■ Rows from a dataset of charts and code:

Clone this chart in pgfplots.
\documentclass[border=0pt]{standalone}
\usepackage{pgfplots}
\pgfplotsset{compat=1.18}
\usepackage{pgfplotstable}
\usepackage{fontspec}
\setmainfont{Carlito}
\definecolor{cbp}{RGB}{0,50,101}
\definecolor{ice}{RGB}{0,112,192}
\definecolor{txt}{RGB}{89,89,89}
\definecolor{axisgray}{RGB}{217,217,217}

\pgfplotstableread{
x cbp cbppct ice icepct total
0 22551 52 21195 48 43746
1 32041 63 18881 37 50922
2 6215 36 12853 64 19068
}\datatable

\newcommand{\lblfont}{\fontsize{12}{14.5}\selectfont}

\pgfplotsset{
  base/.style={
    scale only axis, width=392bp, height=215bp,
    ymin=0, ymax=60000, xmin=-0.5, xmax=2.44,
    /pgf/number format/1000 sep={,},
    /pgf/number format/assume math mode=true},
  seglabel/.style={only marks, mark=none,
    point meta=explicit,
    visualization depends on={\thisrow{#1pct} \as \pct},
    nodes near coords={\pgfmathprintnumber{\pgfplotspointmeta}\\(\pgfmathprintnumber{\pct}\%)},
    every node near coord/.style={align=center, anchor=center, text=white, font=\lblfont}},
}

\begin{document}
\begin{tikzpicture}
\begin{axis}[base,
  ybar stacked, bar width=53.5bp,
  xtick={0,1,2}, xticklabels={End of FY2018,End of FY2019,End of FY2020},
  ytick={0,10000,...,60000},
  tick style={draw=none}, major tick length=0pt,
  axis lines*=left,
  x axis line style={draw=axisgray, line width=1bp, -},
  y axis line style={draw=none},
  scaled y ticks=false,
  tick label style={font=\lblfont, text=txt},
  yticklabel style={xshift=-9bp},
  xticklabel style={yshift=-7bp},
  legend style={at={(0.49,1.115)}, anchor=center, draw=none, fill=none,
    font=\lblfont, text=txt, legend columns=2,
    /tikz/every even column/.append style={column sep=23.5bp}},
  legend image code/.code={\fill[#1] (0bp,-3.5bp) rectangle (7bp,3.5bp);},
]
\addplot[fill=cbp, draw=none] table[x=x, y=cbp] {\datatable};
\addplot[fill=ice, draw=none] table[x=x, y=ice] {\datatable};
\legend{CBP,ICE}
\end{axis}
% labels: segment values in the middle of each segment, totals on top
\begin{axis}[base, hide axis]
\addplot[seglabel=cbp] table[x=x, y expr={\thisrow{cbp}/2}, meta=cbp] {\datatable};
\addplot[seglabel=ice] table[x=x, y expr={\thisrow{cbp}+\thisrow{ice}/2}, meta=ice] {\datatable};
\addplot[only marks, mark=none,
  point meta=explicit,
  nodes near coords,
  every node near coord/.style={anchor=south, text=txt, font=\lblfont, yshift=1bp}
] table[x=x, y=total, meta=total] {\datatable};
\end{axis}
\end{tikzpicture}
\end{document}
* * *
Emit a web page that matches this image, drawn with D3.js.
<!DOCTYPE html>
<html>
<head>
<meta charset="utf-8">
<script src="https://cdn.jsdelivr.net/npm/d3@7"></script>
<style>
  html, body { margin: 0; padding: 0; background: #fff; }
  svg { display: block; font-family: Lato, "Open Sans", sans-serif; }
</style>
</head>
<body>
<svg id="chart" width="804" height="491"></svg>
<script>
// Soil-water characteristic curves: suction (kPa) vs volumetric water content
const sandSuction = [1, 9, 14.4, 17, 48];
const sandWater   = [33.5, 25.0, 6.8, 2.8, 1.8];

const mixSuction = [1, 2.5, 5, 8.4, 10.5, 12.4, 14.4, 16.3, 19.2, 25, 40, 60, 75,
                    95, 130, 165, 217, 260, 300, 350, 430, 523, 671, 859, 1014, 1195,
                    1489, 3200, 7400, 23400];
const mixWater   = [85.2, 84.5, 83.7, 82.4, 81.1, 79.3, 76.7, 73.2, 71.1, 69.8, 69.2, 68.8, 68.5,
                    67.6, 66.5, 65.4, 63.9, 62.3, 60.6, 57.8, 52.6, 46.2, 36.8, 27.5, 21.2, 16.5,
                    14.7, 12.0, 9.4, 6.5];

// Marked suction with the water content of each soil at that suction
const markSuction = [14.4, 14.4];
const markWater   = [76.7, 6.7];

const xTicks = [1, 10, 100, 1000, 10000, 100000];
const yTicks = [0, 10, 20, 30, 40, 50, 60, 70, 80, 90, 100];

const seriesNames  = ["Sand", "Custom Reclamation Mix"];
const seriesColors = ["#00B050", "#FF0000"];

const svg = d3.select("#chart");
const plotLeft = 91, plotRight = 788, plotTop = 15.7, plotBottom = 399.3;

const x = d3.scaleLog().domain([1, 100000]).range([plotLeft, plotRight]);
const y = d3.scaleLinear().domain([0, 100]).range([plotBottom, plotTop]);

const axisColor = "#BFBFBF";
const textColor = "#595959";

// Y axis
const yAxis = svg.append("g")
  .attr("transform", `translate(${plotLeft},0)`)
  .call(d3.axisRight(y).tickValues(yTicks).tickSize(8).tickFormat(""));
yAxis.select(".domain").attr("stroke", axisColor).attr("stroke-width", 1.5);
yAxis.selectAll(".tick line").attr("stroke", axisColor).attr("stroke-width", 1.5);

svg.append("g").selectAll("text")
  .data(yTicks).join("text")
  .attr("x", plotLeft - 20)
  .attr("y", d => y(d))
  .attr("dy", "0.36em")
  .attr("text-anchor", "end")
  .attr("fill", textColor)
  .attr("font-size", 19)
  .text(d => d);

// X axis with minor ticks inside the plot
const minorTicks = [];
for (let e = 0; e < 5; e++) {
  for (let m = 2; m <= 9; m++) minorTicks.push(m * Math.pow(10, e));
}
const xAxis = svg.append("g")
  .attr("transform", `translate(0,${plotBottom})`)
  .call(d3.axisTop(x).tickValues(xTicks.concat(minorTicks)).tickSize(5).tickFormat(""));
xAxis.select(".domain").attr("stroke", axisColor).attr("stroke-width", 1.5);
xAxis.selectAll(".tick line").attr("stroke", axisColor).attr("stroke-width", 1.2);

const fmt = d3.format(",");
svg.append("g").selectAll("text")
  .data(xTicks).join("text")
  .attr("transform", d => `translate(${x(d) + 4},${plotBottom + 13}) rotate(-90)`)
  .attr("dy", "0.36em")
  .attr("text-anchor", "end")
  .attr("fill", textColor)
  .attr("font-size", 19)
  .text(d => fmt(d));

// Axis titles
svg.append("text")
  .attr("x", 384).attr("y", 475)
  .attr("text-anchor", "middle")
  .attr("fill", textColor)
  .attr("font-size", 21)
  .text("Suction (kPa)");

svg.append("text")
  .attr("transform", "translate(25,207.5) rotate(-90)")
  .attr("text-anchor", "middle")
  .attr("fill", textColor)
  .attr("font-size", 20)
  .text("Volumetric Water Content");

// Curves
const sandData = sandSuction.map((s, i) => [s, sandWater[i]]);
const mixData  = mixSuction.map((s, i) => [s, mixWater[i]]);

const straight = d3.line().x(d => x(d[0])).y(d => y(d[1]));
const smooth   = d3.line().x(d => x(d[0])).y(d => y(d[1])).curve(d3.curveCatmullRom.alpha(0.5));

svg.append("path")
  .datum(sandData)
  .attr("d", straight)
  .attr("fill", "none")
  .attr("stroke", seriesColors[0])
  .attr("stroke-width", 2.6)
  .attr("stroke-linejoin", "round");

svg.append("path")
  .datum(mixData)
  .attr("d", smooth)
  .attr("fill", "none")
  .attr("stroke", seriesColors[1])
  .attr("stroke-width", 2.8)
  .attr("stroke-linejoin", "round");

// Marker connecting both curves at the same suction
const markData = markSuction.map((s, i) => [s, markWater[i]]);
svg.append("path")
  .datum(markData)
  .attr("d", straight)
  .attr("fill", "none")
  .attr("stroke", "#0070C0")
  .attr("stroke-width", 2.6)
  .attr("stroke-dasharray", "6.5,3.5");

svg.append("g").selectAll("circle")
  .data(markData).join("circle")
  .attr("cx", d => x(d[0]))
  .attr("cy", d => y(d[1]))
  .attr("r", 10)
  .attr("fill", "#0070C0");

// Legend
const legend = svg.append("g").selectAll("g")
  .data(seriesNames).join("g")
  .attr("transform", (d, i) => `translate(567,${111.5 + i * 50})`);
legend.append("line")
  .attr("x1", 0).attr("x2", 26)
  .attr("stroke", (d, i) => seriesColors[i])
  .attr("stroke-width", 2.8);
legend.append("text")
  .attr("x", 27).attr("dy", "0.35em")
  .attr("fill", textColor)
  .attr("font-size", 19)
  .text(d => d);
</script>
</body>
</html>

■ What is required:
Show the lines where the word "with" appears in the entries.

■ Solution to this problem:
Emit a web page that matches this image, drawn with D3.js.
// Marked suction with the water content of each soil at that suction
// X axis with minor ticks inside the plot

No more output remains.